Change Your Image
RobStradling
Reviews
Solar Strike (2006)
Superior TV disaster movie
These made-for-TV apocalypses are almost an industry in themselves at present, but at least this one has some redeeming qualities. A much better script than most, for a start. The acting is acceptable throughout and the sci-fi eco-disaster premise is outwardly convincing, at least. Too many "magic" computers, of course, but it's an acceptable shorthand when telling this kind of story.
SFX are presentable, and there's enough tension in the climax to keep watching. That's about as much as can be reasonably asked of such a flick. It may be faint praise, but this is a decent effort in an increasingly dumb genre.
Crimson Force (2005)
Passable bubblegum
This really is Science Fiction by numbers - it feels like it was written by someone who has read books on how to write SF, but never actually seen any.
The "World Government vs The Corporations" backstory is laughably juvenile it its monochrome simplicity and - considering this was written in 2005 - the "future history" it tries to establish is woefully naive and dated.

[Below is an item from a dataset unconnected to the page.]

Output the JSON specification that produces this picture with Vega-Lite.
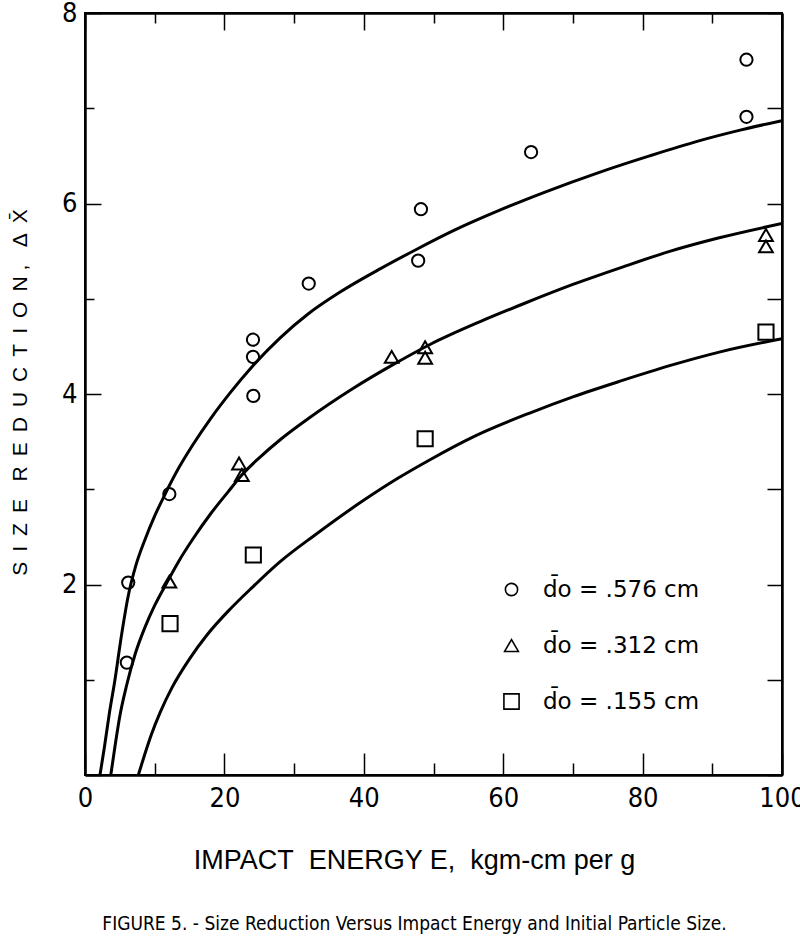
{
  "$schema": "https://vega.github.io/schema/vega-lite/v6.json",
  "width": 697,
  "height": 762,
  "autosize": "none",
  "padding": {"left": 85, "top": 13, "right": 18, "bottom": 167},
  "background": "white",
  "title": {
    "text": "FIGURE 5. - Size Reduction Versus Impact Energy and Initial Particle Size.",
    "orient": "bottom",
    "anchor": "middle",
    "font": "DejaVu Sans Condensed, DejaVu Sans",
    "fontSize": 19,
    "fontWeight": "normal",
    "color": "black",
    "offset": 42,
    "dx": -19
  },
  "config": {
    "view": {"stroke": "black", "strokeWidth": 2},
    "axis": {
      "domainColor": "black",
      "domainWidth": 2.5,
      "tickColor": "black",
      "tickWidth": 1.5,
      "labelColor": "black",
      "titleColor": "black",
      "grid": false,
      "labelOverlap": false,
      "labelFlush": false
    }
  },
  "datasets": {
    "curves": [
      {"c": "A", "e": 2.15, "dx": 0}, {"c": "A", "e": 2.8, "dx": 0.3}, {"c": "A", "e": 3.5, "dx": 0.65},
      {"c": "A", "e": 4.3, "dx": 1.0}, {"c": "A", "e": 5.2, "dx": 1.45}, {"c": "A", "e": 6.2, "dx": 1.88},
      {"c": "A", "e": 7.3, "dx": 2.2}, {"c": "A", "e": 8.6, "dx": 2.47}, {"c": "A", "e": 10, "dx": 2.72},
      {"c": "A", "e": 11.5, "dx": 2.95}, {"c": "A", "e": 13.5, "dx": 3.23}, {"c": "A", "e": 15.5, "dx": 3.47},
      {"c": "A", "e": 18, "dx": 3.74}, {"c": "A", "e": 20.9, "dx": 4.02}, {"c": "A", "e": 24, "dx": 4.29},
      {"c": "A", "e": 28, "dx": 4.59}, {"c": "A", "e": 32, "dx": 4.84}, {"c": "A", "e": 36.6, "dx": 5.07},
      {"c": "A", "e": 42, "dx": 5.3}, {"c": "A", "e": 47.6, "dx": 5.52}, {"c": "A", "e": 53, "dx": 5.72},
      {"c": "A", "e": 59.5, "dx": 5.93}, {"c": "A", "e": 66, "dx": 6.12}, {"c": "A", "e": 73.9, "dx": 6.33},
      {"c": "A", "e": 81, "dx": 6.5}, {"c": "A", "e": 88.2, "dx": 6.66}, {"c": "A", "e": 94, "dx": 6.77},
      {"c": "A", "e": 100, "dx": 6.87},
      {"c": "B", "e": 3.7, "dx": 0}, {"c": "B", "e": 4.3, "dx": 0.3}, {"c": "B", "e": 5.0, "dx": 0.62},
      {"c": "B", "e": 6.0, "dx": 0.95}, {"c": "B", "e": 7.2, "dx": 1.27}, {"c": "B", "e": 8.6, "dx": 1.55},
      {"c": "B", "e": 10, "dx": 1.78}, {"c": "B", "e": 11.6, "dx": 2.0}, {"c": "B", "e": 13.5, "dx": 2.25},
      {"c": "B", "e": 15.5, "dx": 2.48}, {"c": "B", "e": 18, "dx": 2.74}, {"c": "B", "e": 20.5, "dx": 2.97},
      {"c": "B", "e": 22.5, "dx": 3.15}, {"c": "B", "e": 25, "dx": 3.33}, {"c": "B", "e": 28, "dx": 3.52},
      {"c": "B", "e": 32, "dx": 3.74}, {"c": "B", "e": 38.5, "dx": 4.06}, {"c": "B", "e": 44, "dx": 4.3},
      {"c": "B", "e": 49.5, "dx": 4.52}, {"c": "B", "e": 56.7, "dx": 4.76}, {"c": "B", "e": 63, "dx": 4.95},
      {"c": "B", "e": 70, "dx": 5.15}, {"c": "B", "e": 77, "dx": 5.33}, {"c": "B", "e": 84, "dx": 5.5},
      {"c": "B", "e": 91, "dx": 5.64}, {"c": "B", "e": 100, "dx": 5.79},
      {"c": "C", "e": 7.65, "dx": 0}, {"c": "C", "e": 8.5, "dx": 0.2}, {"c": "C", "e": 9.5, "dx": 0.42},
      {"c": "C", "e": 10.8, "dx": 0.66}, {"c": "C", "e": 12.5, "dx": 0.92}, {"c": "C", "e": 15, "dx": 1.22},
      {"c": "C", "e": 17.5, "dx": 1.47}, {"c": "C", "e": 20.8, "dx": 1.74}, {"c": "C", "e": 24, "dx": 1.97},
      {"c": "C", "e": 28, "dx": 2.24}, {"c": "C", "e": 33, "dx": 2.52}, {"c": "C", "e": 39.5, "dx": 2.86},
      {"c": "C", "e": 45, "dx": 3.12}, {"c": "C", "e": 49.5, "dx": 3.31}, {"c": "C", "e": 56, "dx": 3.56},
      {"c": "C", "e": 63.8, "dx": 3.8}, {"c": "C", "e": 70, "dx": 3.97}, {"c": "C", "e": 77, "dx": 4.14},
      {"c": "C", "e": 84, "dx": 4.3}, {"c": "C", "e": 91, "dx": 4.44}, {"c": "C", "e": 100, "dx": 4.58}
    ],
    "points": [
      {"s": "d\u0304o = .576 cm", "e": 6.2, "dx": 2.02},
      {"s": "d\u0304o = .576 cm", "e": 6.0, "dx": 1.18},
      {"s": "d\u0304o = .576 cm", "e": 12.1, "dx": 2.95},
      {"s": "d\u0304o = .576 cm", "e": 24.1, "dx": 4.57},
      {"s": "d\u0304o = .576 cm", "e": 24.1, "dx": 4.39},
      {"s": "d\u0304o = .576 cm", "e": 24.15, "dx": 3.98},
      {"s": "d\u0304o = .576 cm", "e": 32.1, "dx": 5.16},
      {"s": "d\u0304o = .576 cm", "e": 48.2, "dx": 5.94},
      {"s": "d\u0304o = .576 cm", "e": 47.8, "dx": 5.4},
      {"s": "d\u0304o = .576 cm", "e": 64.0, "dx": 6.54},
      {"s": "d\u0304o = .576 cm", "e": 94.9, "dx": 7.51},
      {"s": "d\u0304o = .576 cm", "e": 94.9, "dx": 6.91},
      {"s": "d\u0304o = .312 cm", "e": 12.1, "dx": 2.03},
      {"s": "d\u0304o = .312 cm", "e": 22.1, "dx": 3.27},
      {"s": "d\u0304o = .312 cm", "e": 22.5, "dx": 3.15},
      {"s": "d\u0304o = .312 cm", "e": 44.0, "dx": 4.39},
      {"s": "d\u0304o = .312 cm", "e": 48.8, "dx": 4.49},
      {"s": "d\u0304o = .312 cm", "e": 48.8, "dx": 4.38},
      {"s": "d\u0304o = .312 cm", "e": 97.7, "dx": 5.67},
      {"s": "d\u0304o = .312 cm", "e": 97.7, "dx": 5.55},
      {"s": "d\u0304o = .155 cm", "e": 12.2, "dx": 1.59},
      {"s": "d\u0304o = .155 cm", "e": 24.15, "dx": 2.31},
      {"s": "d\u0304o = .155 cm", "e": 48.8, "dx": 3.53},
      {"s": "d\u0304o = .155 cm", "e": 97.7, "dx": 4.65}
    ]
  },
  "resolve": {"axis": {"x": "independent", "y": "independent"}},
  "layer": [
    {
      "data": {"name": "curves"},
      "mark": {"type": "line", "color": "black", "strokeWidth": 3, "interpolate": "monotone", "clip": true},
      "encoding": {
        "x": {
          "field": "e", "type": "quantitative",
          "scale": {"domain": [0, 100], "nice": false, "zero": false},
          "axis": {
            "orient": "bottom",
            "values": [0, 10, 20, 30, 40, 50, 60, 70, 80, 90, 100],
            "tickSize": {"condition": {"test": "datum.value % 20 === 0", "value": -22}, "value": -12},
            "labelExpr": "datum.value % 20 === 0 ? datum.label : ''",
            "labelFont": "DejaVu Sans Condensed, DejaVu Sans",
            "labelFontSize": 27,
            "labelPadding": 32,
            "title": "IMPACT\u00a0\u00a0ENERGY E,\u00a0\u00a0kgm-cm per g",
            "titleFont": "Liberation Sans",
            "titleFontSize": 27,
            "titleFontWeight": "normal",
            "titleX": 329,
            "titleY": 93,
            "titleAlign": "center",
            "titleBaseline": "alphabetic"
          }
        },
        "y": {
          "field": "dx", "type": "quantitative",
          "scale": {"domain": [0, 8], "nice": false},
          "axis": {
            "orient": "left",
            "values": [0, 1, 2, 3, 4, 5, 6, 7, 8],
            "tickSize": {"condition": {"test": "datum.value % 2 === 0", "value": -16}, "value": -9},
            "labelExpr": "datum.value > 0 && datum.value % 2 === 0 ? datum.label : ''",
            "labelFont": "DejaVu Sans Condensed, DejaVu Sans",
            "labelFontSize": 27,
            "labelPadding": 24,
            "title": "S\u00a0\u2009I\u00a0\u2009Z\u00a0\u2009E\u00a0\u00a0\u00a0R\u00a0\u2009E\u00a0\u2009D\u00a0\u2009U\u00a0\u2009C\u00a0\u2009T\u00a0\u2009I\u00a0\u2009O\u00a0\u2009N\u00a0,\u00a0\u00a0\u00a0\u0394\u00a0\u2009X\u0304",
            "titleFont": "Liberation Sans",
            "titleFontSize": 21,
            "titleFontWeight": "normal",
            "titleX": -65,
            "titleY": 379,
            "titleAlign": "center",
            "titleBaseline": "middle",
            "titleAngle": 270
          }
        },
        "detail": {"field": "c"}
      }
    },
    {
      "data": {"name": "points"},
      "mark": {"type": "point", "filled": false, "stroke": "black", "strokeWidth": 2, "opacity": 1},
      "encoding": {
        "x": {
          "field": "e", "type": "quantitative",
          "axis": {
            "orient": "top",
            "values": [0, 10, 20, 30, 40, 50, 60, 70, 80, 90, 100],
            "tickSize": {"condition": {"test": "datum.value % 20 === 0", "value": -17}, "value": -10},
            "labels": false,
            "title": null
          }
        },
        "y": {
          "field": "dx", "type": "quantitative",
          "axis": {
            "orient": "right",
            "values": [0, 1, 2, 3, 4, 5, 6, 7, 8],
            "tickSize": -15,
            "labels": false,
            "title": null
          }
        },
        "size": {
          "field": "s", "type": "nominal",
          "scale": {
            "domain": ["d\u0304o = .576 cm", "d\u0304o = .312 cm", "d\u0304o = .155 cm"],
            "range": [150, 230, 120]
          }
        },
        "shape": {
          "field": "s", "type": "nominal",
          "scale": {
            "domain": ["d\u0304o = .576 cm", "d\u0304o = .312 cm", "d\u0304o = .155 cm"],
            "range": ["circle", "triangle-up", "square"]
          },
          "legend": {
            "orient": "none",
            "legendX": 415,
            "legendY": 565,
            "title": null,
            "labelFont": "DejaVu Sans",
            "labelFontSize": 23,
            "labelColor": "black",
            "symbolStrokeColor": "black",
            "symbolStrokeWidth": 1.6,
            "rowPadding": 32,
            "labelOffset": 20
          }
        }
      }
    }
  ]
}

It's made clear at the start that this is the first manned mission to Mars. Yet the crew behave throughout as if crash-landing in Cydonia, discovering an ancient civilization, and meeting alien life (and having sex with it), constitutes no more than a rather busy day at the office.
All that said, it's engagingly played by all involved, the moral ambiguities are quite interesting, and everything holds together just about well enough to remain watchable. A thoroughly missable movie, but a generally inoffensive one.
Last Action Hero (1993)
Whoops - too subtle, Arnie?
Badly misunderstood, criminally underrated movie.
Witty, charming, and overflowing with enthusiasm, John McTiernan's love song to the action movie genre is just way, way too rich for the palate of lazy critics who see Schwarzenegger's presence as a license to dismiss. Casting a better actor rather than having Arnie play "himself" might have mollified the nay-sayers, but it would also have missed the point; this movie is as cathartic for its star as for its audience.
If you don't "get it", it's a shame, but it's not the movie's fault.
At times "Last Action Hero" is up there with the movies of Billy Wilder or Rob Reiner for arch quotability. The "Hamlet" trailer is worth the price of a "magic ticket" all on its own!